The very first created metadata.json , avro and snapshot avro files for my iceberg table on Athena and glue catalog were deleted because i have a TTL on my s3 bucket , i still have all other more recent files in metadata/ and data/ folders , but i cannot use the table anymore in anyway , which is weird since it is supposed to at least either update one single metadata file or at least use the last generated metadata or even be able to refresh the metadata files , loosing only the very oldest file breaks the whole table is really bad , here is more explanation below :
Athena query execution on the Iceberg table , for now the error i get is :
GENERIC_INTERNAL_ERROR: io.trino.hdfs.s3.TrinoS3FileSystem$UnrecoverableS3OperationException: com.amazonaws.services.s3.model.AmazonS3Exception: The specified key does not exist. (Service: Amazon S3; Status Code: 404; Error Code: NoSuchKey; Request ID: VW53B9PKC8FVD3G6; S3 Extended Request ID: C0aljha+rUMGEYZQ/oA5QVF3/Ggsg17YTuEDQOFUabWcJGxjEXb0vZ9zMcqNwml/GOy7Ka8D4UDwU5lrqBDKTg==; Proxy: null), S3 Extended Request ID: C0aljha+rUMGEYZQ/oA5QVF3/Ggsg17YTuEDQOFUabWcJGxjEXb0vZ9zMcqNwml/GOy7Ka8D4UDwU5lrqBDKTg== (Bucket: athena-xxx-output-stage, Key: my_athena_path_xxxxxx/metadata/b6f6cbf8-774e-4161-8568-6b3e43ac6920-m0.avro) This query ran against the ‘xxxx’ database, unless qualified by the query.
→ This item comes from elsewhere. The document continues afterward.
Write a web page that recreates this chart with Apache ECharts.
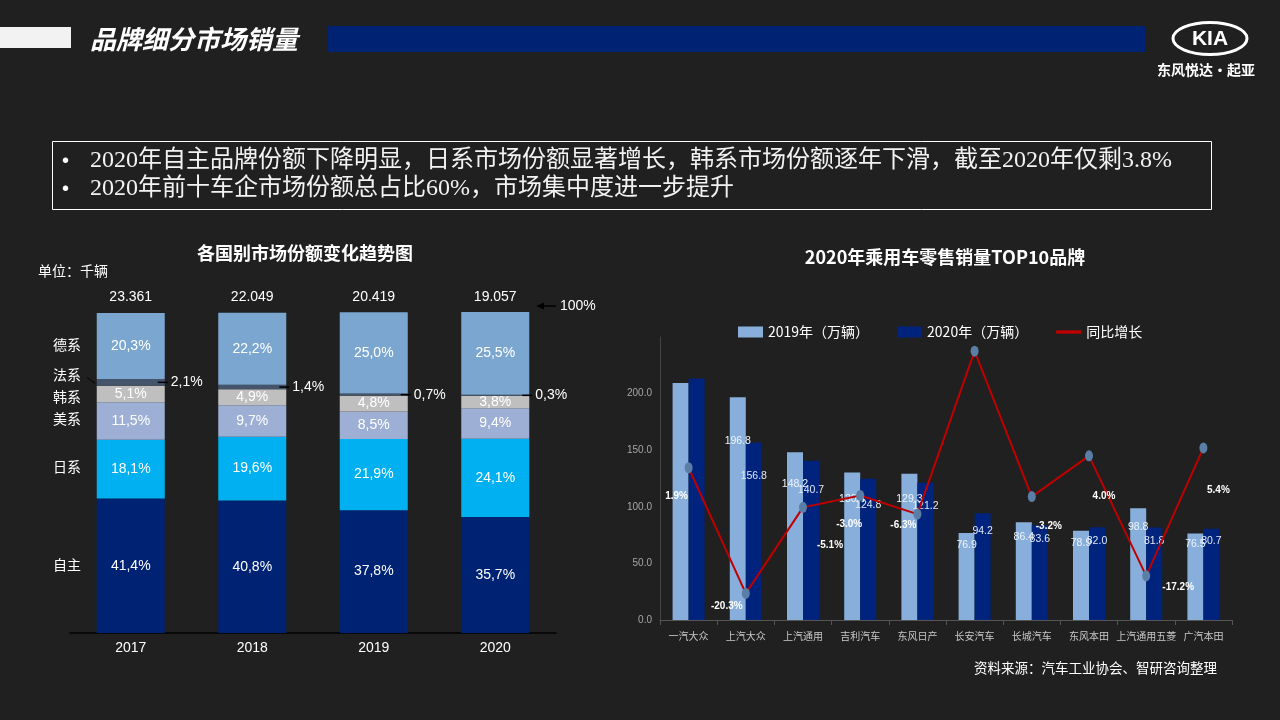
<!DOCTYPE html>
<html><head><meta charset="utf-8">
<script src="https://cdn.jsdelivr.net/npm/echarts@6/dist/echarts.min.js"></script>
<style>html,body{margin:0;padding:0;background:#202020;}#c{width:1280px;height:720px;}</style>
</head><body><div id="c"></div>
<script>
// ---- left chart data ----
const years = ['2017', '2018', '2019', '2020'];
const yearTotals = ['23.361', '22.049', '20.419', '19.057'];
const shareNames = ['自主', '日系', '美系', '韩系', '法系', '德系'];
const shareZizhu = [41.4, 40.8, 37.8, 35.7];
const shareRi = [18.1, 19.6, 21.9, 24.1];
const shareMei = [11.5, 9.7, 8.5, 9.4];
const shareHan = [5.1, 4.9, 4.8, 3.8];
const shareFa = [2.1, 1.4, 0.7, 0.3];
const shareDe = [20.3, 22.2, 25.0, 25.5];
const totalLabel = '100%';

// ---- right chart data ----
const brands = ['一汽大众', '上汽大众', '上汽通用', '吉利汽车', '东风日产', '长安汽车', '长城汽车', '东风本田', '上汽通用五菱', '广汽本田'];
const sales2019 = [209.3, 196.8, 148.2, 130.4, 129.3, 76.9, 86.4, 78.9, 98.8, 76.5];
const sales2020 = [213.3, 156.8, 140.7, 124.8, 121.2, 94.2, 83.6, 82.0, 81.8, 80.7];
const growth = [1.9, -20.3, -5.1, -3.0, -6.3, 22.5, -3.2, 4.0, -17.2, 5.4];
const seriesNames = ['2019年（万辆）', '2020年（万辆）', '同比增长'];

// ---- styling (not data) ----
const shareColors = ['#002273', '#00b0f0', '#9dafd4', '#bfbfbf', '#44546a', '#7aa6d0'];
const nameOffsets = [-1.5, -2.5, -2, 3, -8, -1.5];
const salesLabelShown = [false, true, true, true, true, true, true, true, true, true];
const labelDrop2019 = [0, 43, 31, 26, 25, 12, 14, 12, 18, 10];
const labelDrop2020 = [0, 33, 29, 26, 23, 17, 13, 13, 13, 12];
const growthLabelOffsets = [[-12, 29], [-19, 13], [27, 38], [-11, 29], [-14, 11], null, [17, 30], [15, 40], [32, 11], [15, 42]];

const SANS = "'Liberation Sans', 'Noto Sans CJK SC', sans-serif";
const CJK = "'Noto Sans CJK SC', 'Liberation Sans', sans-serif";
const NARROW = "'Liberation Sans Narrow', 'Liberation Sans', sans-serif";

const shareArrays = [shareZizhu, shareRi, shareMei, shareHan, shareFa, shareDe];
const sums = years.map((_, i) => shareArrays.reduce((s, a) => s + a[i], 0));
const shareMax = Math.max(...sums);
const fmtComma = v => v.toFixed(1).replace('.', ',') + '%';

const leftSeries = shareArrays.map((arr, si) => {
  const isFa = shareNames[si] === '法系';
  return {
    name: shareNames[si], type: 'bar', stack: 'share', xAxisIndex: 0, yAxisIndex: 0,
    barWidth: 68, data: arr, itemStyle: { color: shareColors[si] },
    label: isFa ? {
      show: true, position: 'right', distance: -7,
      formatter: p => '{l| }{v|' + fmtComma(p.value) + '}',
      rich: { l: { width: 10, height: 1.5, backgroundColor: '#000' },
              v: { color: '#fff', fontSize: 14, fontFamily: SANS, padding: [0, 0, 0, 3] } }
    } : {
      show: true, position: 'inside', color: '#fff', fontSize: 14, fontFamily: SANS,
      formatter: p => fmtComma(p.value)
    },
    emphasis: { disabled: true }, animation: false
  };
});

const barData = (vals, drops) => vals.map((v, i) => ({
  value: v,
  label: { show: salesLabelShown[i], distance: Math.max(drops[i] - 5, 1) }
}));

const option = {
  backgroundColor: '#202020',
  animation: false,
  textStyle: { fontFamily: SANS },
  legend: {
    left: 733, top: 320, itemWidth: 25, itemHeight: 11, itemGap: 28,
    textStyle: { color: '#fff', fontSize: 14, fontFamily: CJK },
    data: [
      { name: seriesNames[0], icon: 'rect' },
      { name: seriesNames[1], icon: 'rect' },
      { name: seriesNames[2], icon: 'path://M0,0 L30,0 L30,4 L0,4 Z', itemStyle: { color: '#c00000' } }
    ]
  },
  grid: [
    { left: 70, right: 724, top: 312, bottom: 87 },
    { left: 660, right: 48, top: 337, bottom: 100 }
  ],
  xAxis: [
    { type: 'category', gridIndex: 0, data: years, position: 'bottom',
      axisLine: { lineStyle: { color: '#000', width: 1.5 } }, axisTick: { show: false },
      axisLabel: { color: '#fff', fontSize: 14, margin: 8, fontFamily: SANS } },
    { type: 'category', gridIndex: 0, data: yearTotals, position: 'top',
      axisLine: { show: false }, axisTick: { show: false },
      axisLabel: { color: '#fff', fontSize: 14, margin: 8, fontFamily: SANS } },
    { type: 'category', gridIndex: 1, data: brands,
      axisLine: { lineStyle: { color: '#555' } },
      axisTick: { show: true, length: 5, lineStyle: { color: '#555' } },
      axisLabel: { color: '#c8c8c8', fontSize: 10, margin: 11, fontFamily: CJK, interval: 0 } }
  ],
  yAxis: [
    { type: 'value', gridIndex: 0, min: 0, max: shareMax, show: false },
    { type: 'value', gridIndex: 1, min: 0, max: 250, interval: 50,
      axisLine: { show: true, lineStyle: { color: '#444' } }, axisTick: { show: false },
      splitLine: { show: false },
      axisLabel: { color: '#a6a6a6', fontSize: 10, showMaxLabel: false, formatter: v => v.toFixed(1), margin: 8 } },
    { type: 'value', gridIndex: 1, min: -25, max: 25, show: false }
  ],
  series: leftSeries.concat([
    { name: seriesNames[0], type: 'bar', xAxisIndex: 2, yAxisIndex: 1, barWidth: 16, barGap: '0%',
      itemStyle: { color: '#88afdb' },
      data: barData(sales2019, labelDrop2019),
      label: { position: 'insideTop', color: '#eef3fa', fontSize: 10.5, fontFamily: NARROW,
               formatter: p => p.value.toFixed(1) } },
    { name: seriesNames[1], type: 'bar', xAxisIndex: 2, yAxisIndex: 1, barWidth: 16, barGap: '0%',
      itemStyle: { color: '#00237d' },
      data: barData(sales2020, labelDrop2020),
      label: { position: 'insideTop', color: '#dfe8f5', fontSize: 10.5, fontFamily: NARROW,
               formatter: p => p.value.toFixed(1) } },
    { name: seriesNames[2], type: 'line', xAxisIndex: 2, yAxisIndex: 2, z: 5,
      symbol: 'circle', symbolSize: [8, 11],
      lineStyle: { color: '#c00000', width: 2 }, itemStyle: { color: '#5b7ea6' },
      data: growth.map((v, i) => ({ value: v, label: growthLabelOffsets[i] ? { show: true, offset: growthLabelOffsets[i] } : { show: false } })),
      label: { position: 'inside', color: '#fff', fontWeight: 'bold', fontSize: 10, fontFamily: NARROW,
               formatter: p => p.value.toFixed(1) + '%' } }
  ])
};

const chart = echarts.init(document.getElementById('c'), null, { renderer: 'canvas' });
chart.setOption(option);

// static texts and decorations
const g = [
  { type: 'rect', shape: { x: 0, y: 27, width: 71, height: 21 }, style: { fill: '#f2f2f2' } },
  { type: 'text', x: 90, y: 39, style: { text: '品牌细分市场销量', fill: '#fff', font: 'italic bold 26px ' + CJK, textVerticalAlign: 'middle' } },
  { type: 'rect', shape: { x: 328, y: 26, width: 818, height: 26 }, style: { fill: '#002273' } },
  { type: 'ellipse', shape: { cx: 1210, cy: 38.5, rx: 37, ry: 16 }, style: { fill: 'none', stroke: '#fff', lineWidth: 3 } },
  { type: 'text', x: 1210, y: 39, style: { text: 'KIA', fill: '#fff', font: 'bold 21px ' + SANS, textAlign: 'center', textVerticalAlign: 'middle' } },
  { type: 'text', x: 1206, y: 70, style: { text: '东风悦达·起亚', fill: '#fff', font: 'bold 14px ' + CJK, textAlign: 'center', textVerticalAlign: 'middle' } },
  { type: 'rect', shape: { x: 52.5, y: 141.5, width: 1159, height: 68 }, style: { fill: 'none', stroke: '#fff', lineWidth: 1 } },
  { type: 'text', x: 62, y: 161, style: { text: '•', fill: '#fff', font: '20px ' + SANS, textVerticalAlign: 'middle' } },
  { type: 'text', x: 90, y: 161, style: { text: '2020年自主品牌份额下降明显，日系市场份额显著增长，韩系市场份额逐年下滑，截至2020年仅剩3.8%', fill: '#f2f2f2', font: "24px 'Liberation Serif', 'Noto Sans CJK SC'", textVerticalAlign: 'middle' } },
  { type: 'text', x: 62, y: 189, style: { text: '•', fill: '#fff', font: '20px ' + SANS, textVerticalAlign: 'middle' } },
  { type: 'text', x: 90, y: 189, style: { text: '2020年前十车企市场份额总占比60%，市场集中度进一步提升', fill: '#f2f2f2', font: "24px 'Liberation Serif', 'Noto Sans CJK SC'", textVerticalAlign: 'middle' } },
  { type: 'text', x: 305, y: 253, style: { text: '各国别市场份额变化趋势图', fill: '#fff', font: 'bold 18px ' + CJK, textAlign: 'center', textVerticalAlign: 'middle' } },
  { type: 'text', x: 38, y: 271, style: { text: '单位：千辆', fill: '#fff', font: '14px ' + CJK, textVerticalAlign: 'middle' } },
  { type: 'text', x: 945, y: 257, style: { text: '2020年乘用车零售销量TOP10品牌', fill: '#fff', font: 'bold 18px ' + CJK, textAlign: 'center', textVerticalAlign: 'middle' } },
  { type: 'text', x: 1217, y: 668, style: { text: '资料来源：汽车工业协会、智研咨询整理', fill: '#fff', font: '13.5px ' + CJK, textAlign: 'right', textVerticalAlign: 'middle' } }
];

// category-name labels at the left of the first bar, placed through the axis scale
let cum = 0;
shareArrays.forEach((arr, si) => {
  const mid = cum + arr[0] / 2; cum += arr[0];
  const p = chart.convertToPixel({ xAxisIndex: 0, yAxisIndex: 0 }, [0, mid]);
  const y = p[1] + nameOffsets[si];
  g.push({ type: 'text', x: 53, y: y, style: { text: shareNames[si], fill: '#fff', font: '14px ' + CJK, textVerticalAlign: 'middle' } });
  if (shareNames[si] === '法系') {
    g.push({ type: 'line', shape: { x1: 87, y1: p[1] - 5, x2: 95, y2: p[1] + 1 }, style: { stroke: '#000', lineWidth: 1 } });
  }
});
// 100% marker at the top of the last bar
const lastIdx = years.length - 1;
const topPx = chart.convertToPixel({ xAxisIndex: 0, yAxisIndex: 0 }, [lastIdx, sums[lastIdx]]);
const ay = topPx[1] - 6;
g.push({ type: 'line', shape: { x1: 543, y1: ay, x2: 556, y2: ay }, style: { stroke: '#000', lineWidth: 1.5 } });
g.push({ type: 'polygon', shape: { points: [[536, ay], [544, ay - 3.5], [544, ay + 3.5]] }, style: { fill: '#000' } });
g.push({ type: 'text', x: 560, y: ay, style: { text: totalLabel, fill: '#fff', font: '14px ' + SANS, textVerticalAlign: 'middle' } });

chart.setOption({ graphic: g });
</script>
</body></html>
Please post the error message on our [forum ](https://forums.aws.amazon.com/forum.jspa?forumID=242&start=0) or contact [customer support ](https://eu-west-1.console.aws.amazon.com/support/home?#/case/create?issueType=technical&serviceCode=amazon-athena&categoryCode=query-related-issue) with Query ID: 53761fa2-b802-4417-b0c0-983a49686816
the missing file b6f6cbf8-774e-4161-8568-6b3e43ac6920-m0.avro was deleted by s3 ttl , and is very old , though i still have more recent avro files , but it seems the recent metadata.json still points to that file in the snapshots list in the manifest-list for the oldest snapshot with sequence-number= 1 , see below :
"snapshots" : [ { "sequence-number" : 1, "snapshot-id" : 95661809200085951, "timestamp-ms" : 1713142581530, "summary" : { "operation" : "append", "trino_query_id" : "20240415_005553_00056_gf7ew", "added-data-files" : "27", "added-records" : "5049", "added-files-size" : "330610", "changed-partition-count" : "1", "total-records" : "5049", "total-files-size" : "330610", "total-data-files" : "27", "total-delete-files" : "0", "total-position-deletes" : "0", "total-equality-deletes" : "0" }, "manifest-list" : "s3://athena-xxxx-output-stage/athena_output/config_xxxx/metadata/snap-95661809200085951-1-b6f6cbf8-774e-4161-8568-6b3e43ac6920.avro", "schema-id" : 0
I tried setting the propperties for vacuum this way :
`ALTER TABLE iceberg_table SET TBLPROPERTIES (
'vacuum_max_snapshot_age_seconds'='xxxxx'
)
VACUUM iceberg_table`
and that removed that reference from the newest metadata file , but i think this new file still references now the oldest metadatta.json file in this list :
"metadata-log" : [ { "timestamp-ms" : 1713142581530, "metadata-file : " : "s3://athena-......
}, {
"timestamp-ms" : 1713148787530,
"metadata-file : " : "s3://athena-...... }, { "timestamp-ms" : 1713187881530, "metadata-file : " : "s3://athena-......}, {
Also tried REFRESH operation even using iceberg api .. still same very first error of missing avro file
I would really appreciate if its posssible to help here .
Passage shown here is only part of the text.